Now that the bikepath along the river under the Parliament is temporarily closed, I have been cutting across the City. Do you know why we have those (concrete? granite?) grey borders next to the curb on some main roads, such as Wellington and Sussex? They are terribly broken up and there are deep cracks between these “borders” and the rest of the road surface, just in the section where bicycles go. I end up traversing much further into the lane than what is comfortable, with big fat SUVs or STO buses zooming by too close. I am always worried that I’d be thrown into the traffic if I get caught in one of those cracks in the surface. And I also wonder if this treatment is not more expensive than regular asphalt. Is this something the NCC decides to use to make roads more aesthetically pleasing?
My guess is that the granite curbs were set in concrete to keep them stable, plus the concrete was dual-purposed to serve as a gutter for the catch basins. There is little in the way of mess around the catch basins along there, in contrast to most other streets.
Asphalt as a material is very difficult to “edge” properly in a way that survives our freeze-thaw cycles and heavy traffic.
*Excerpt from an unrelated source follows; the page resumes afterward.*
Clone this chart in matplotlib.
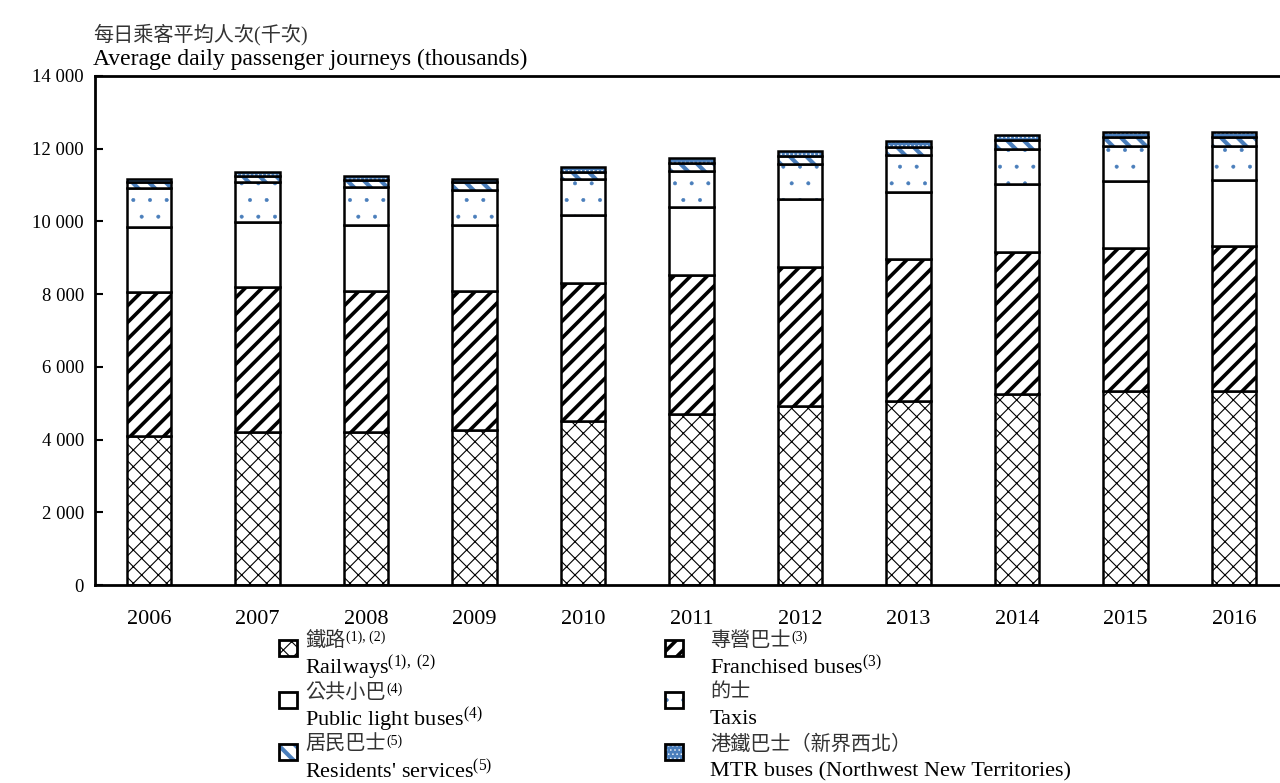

What you’re seeing at the gutter-road interface also happens at curb-road interfaces on many other roads. Ideally there’d be half a lane of paved but unused road (or shoulder) from the vehicle lane to the curb/edge where the vibration “waves” from passing vehicles dampen out before reaching the edge and causing the edge to crumble; in that sense, bike lanes and paved shoulders are a benefit to the city in that they lessen edge-of-asphalt problems. But here on Sussex and Mackenzie it just happens to be worse since the interface is further into the lane and more noticeable since it’s right where cyclists want to travel.
It is definitely more expensive, and it was done for aesthetic reasons as part of Confederation Boulevard, though in fairness the granite curbs and concrete gutters do seem to hold up better than concrete curbs and asphalt right up to them. Again, “ideally”, we’d probably be better off paving our roads with something less prone to cracking, like concrete pavers.